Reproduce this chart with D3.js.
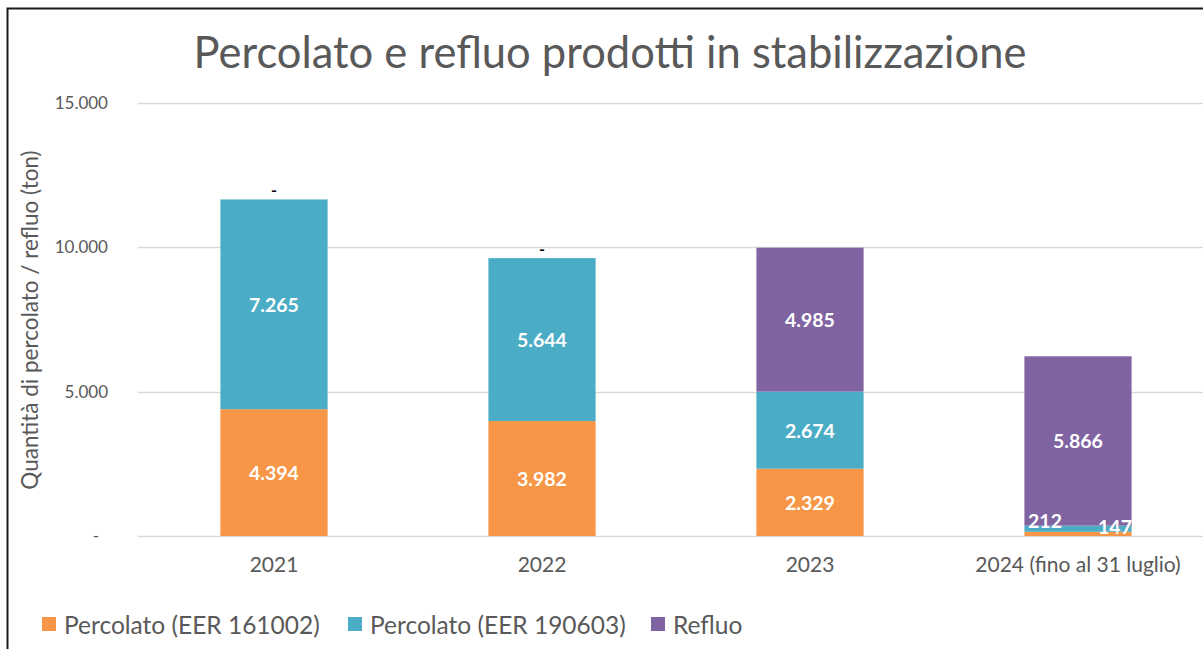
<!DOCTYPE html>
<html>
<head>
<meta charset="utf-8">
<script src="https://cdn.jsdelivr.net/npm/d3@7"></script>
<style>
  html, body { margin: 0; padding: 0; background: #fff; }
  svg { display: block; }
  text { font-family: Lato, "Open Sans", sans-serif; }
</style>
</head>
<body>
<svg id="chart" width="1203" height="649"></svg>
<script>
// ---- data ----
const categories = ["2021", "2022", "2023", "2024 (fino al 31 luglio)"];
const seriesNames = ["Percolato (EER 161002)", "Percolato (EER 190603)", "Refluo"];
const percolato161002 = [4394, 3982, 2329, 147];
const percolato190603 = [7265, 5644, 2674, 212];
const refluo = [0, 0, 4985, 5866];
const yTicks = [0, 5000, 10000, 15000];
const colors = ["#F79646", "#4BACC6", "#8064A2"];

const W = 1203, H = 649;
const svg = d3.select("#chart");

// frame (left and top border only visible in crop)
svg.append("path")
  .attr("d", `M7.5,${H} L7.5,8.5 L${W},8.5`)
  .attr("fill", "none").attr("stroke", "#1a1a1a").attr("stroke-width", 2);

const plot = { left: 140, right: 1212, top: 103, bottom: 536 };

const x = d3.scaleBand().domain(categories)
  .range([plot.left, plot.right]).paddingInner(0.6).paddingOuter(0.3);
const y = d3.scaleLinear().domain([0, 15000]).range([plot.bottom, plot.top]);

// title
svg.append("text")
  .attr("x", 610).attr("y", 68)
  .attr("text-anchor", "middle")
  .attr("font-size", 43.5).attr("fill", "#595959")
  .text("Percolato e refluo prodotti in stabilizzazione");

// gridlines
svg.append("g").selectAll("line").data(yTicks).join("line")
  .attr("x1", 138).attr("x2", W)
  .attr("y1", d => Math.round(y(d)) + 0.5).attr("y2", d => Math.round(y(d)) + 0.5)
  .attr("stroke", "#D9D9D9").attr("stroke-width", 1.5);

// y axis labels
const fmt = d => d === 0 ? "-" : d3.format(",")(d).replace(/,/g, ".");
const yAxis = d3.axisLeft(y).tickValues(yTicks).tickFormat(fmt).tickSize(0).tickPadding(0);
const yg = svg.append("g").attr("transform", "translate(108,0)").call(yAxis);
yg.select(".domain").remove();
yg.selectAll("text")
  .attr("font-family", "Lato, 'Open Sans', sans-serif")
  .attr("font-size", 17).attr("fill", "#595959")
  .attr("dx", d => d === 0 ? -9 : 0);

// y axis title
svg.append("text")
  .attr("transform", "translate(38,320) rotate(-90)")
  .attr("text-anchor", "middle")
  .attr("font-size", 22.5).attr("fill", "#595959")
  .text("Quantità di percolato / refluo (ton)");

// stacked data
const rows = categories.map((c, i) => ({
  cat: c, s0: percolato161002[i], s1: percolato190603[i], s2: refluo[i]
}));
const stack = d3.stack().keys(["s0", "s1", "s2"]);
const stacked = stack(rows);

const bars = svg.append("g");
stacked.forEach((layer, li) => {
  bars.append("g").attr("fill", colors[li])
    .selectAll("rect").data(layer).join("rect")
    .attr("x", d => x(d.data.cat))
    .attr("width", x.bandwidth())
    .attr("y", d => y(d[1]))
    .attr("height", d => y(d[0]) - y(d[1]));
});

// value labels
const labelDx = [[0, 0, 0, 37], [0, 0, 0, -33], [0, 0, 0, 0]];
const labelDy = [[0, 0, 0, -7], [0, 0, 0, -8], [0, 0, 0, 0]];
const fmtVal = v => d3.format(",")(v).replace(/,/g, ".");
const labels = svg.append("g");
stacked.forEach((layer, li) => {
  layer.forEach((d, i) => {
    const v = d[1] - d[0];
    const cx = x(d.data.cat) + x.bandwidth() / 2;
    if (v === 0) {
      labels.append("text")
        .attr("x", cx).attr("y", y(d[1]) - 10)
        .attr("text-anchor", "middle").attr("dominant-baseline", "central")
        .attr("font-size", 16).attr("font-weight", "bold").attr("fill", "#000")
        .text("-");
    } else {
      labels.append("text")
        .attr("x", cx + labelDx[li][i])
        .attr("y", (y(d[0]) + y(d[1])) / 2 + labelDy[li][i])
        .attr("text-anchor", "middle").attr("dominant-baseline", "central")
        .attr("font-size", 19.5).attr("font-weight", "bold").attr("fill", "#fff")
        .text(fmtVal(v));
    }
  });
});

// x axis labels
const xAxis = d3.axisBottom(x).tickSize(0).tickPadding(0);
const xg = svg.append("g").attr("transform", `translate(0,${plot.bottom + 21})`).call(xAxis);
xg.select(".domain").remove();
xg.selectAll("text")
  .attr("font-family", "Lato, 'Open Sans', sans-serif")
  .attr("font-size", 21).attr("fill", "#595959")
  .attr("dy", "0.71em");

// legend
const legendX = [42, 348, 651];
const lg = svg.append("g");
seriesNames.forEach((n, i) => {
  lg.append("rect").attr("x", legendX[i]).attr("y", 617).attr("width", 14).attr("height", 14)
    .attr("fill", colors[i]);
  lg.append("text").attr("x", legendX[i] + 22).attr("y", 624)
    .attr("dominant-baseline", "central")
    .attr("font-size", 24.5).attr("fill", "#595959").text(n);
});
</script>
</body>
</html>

• • • • • • •

_TASK REQUIREMENTS_
Pick out lines containing the word "chart", each one as written.

_WRITTEN RESPONSE_
Reproduce this chart with D3.js.
<svg id="chart" width="1203" height="649"></svg>
const svg = d3.select("#chart");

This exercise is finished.